How low can City Pages go?
Given the backdrop of the Onion Twin Cities ending print publication a few weeks ago, the obvious question is whether the pulp City Pages is long for this world. Editor Kevin Hoffman — while not minimizing the layoff — says CP remains profitable and “will be there long into the future, put out a print edition, and get scoops online.”
For now, Hoffman will get more covers from music editor Reed Fischer (“I told him he’ll do more cover stories this year than most music editors do in three”) and a Village Voice Media “fellow” (fresh-out-of-school writers who usually work on six month contracts). The editor also says there’s a bump in freelance money that could stretch to fill about half of Pratt’s 10 annual cover stories.

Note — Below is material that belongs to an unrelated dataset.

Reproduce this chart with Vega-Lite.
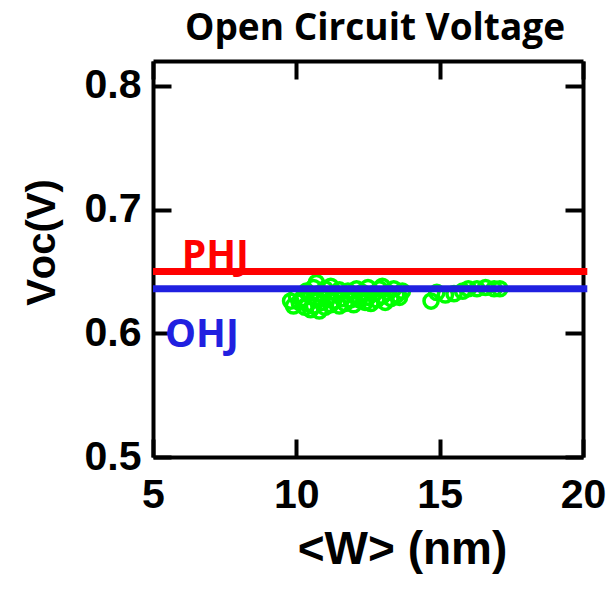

“We’ll take pitches from the community to write cover stories,” Hoffman says.
While there are good freelancers out there and CP has gotten fine work even after last summer’s layoffs, the risk is shallowness — less reporting time per story, less willingness to tackle complex topics in favor of more straightforward human interest or true crime.
Hoffman says he’ll try to protect Mannix’s and Wolf’s feature reporting time, adding, “I’m not one these people who says you can do more with less.”
Choosing Pratt for the ax seems odd because he was an especially aggressive newshound, getting scoops in the Michael Brodkorb-Amy Koch saga, detailing a million-dollar KSTP-TV screw-up, and explaining immigrant abuse.
Hoffman says Pratt, a former fellow who just celebrated his one-year anniversary, was picked because he was the lowest-paid staff writer (even though that would seem to be protective when a non-union paper is trying to save money). Wolf, a former daily staffer and fashion magazine writer who replaced Jessica Lussenhop this summer, appearently came in at a higher price after getting a Columbia Journalism School master’s.
Last time CP swung the ax, other Village Voice papers also cut; I’ve heard that is happening but Hoffman said, “I probably shouldn’t speak for anyone else. … City Pages is not the only paper going through a difficult time in the industry. It’s a national issue, and we’re getting our share of hurt.”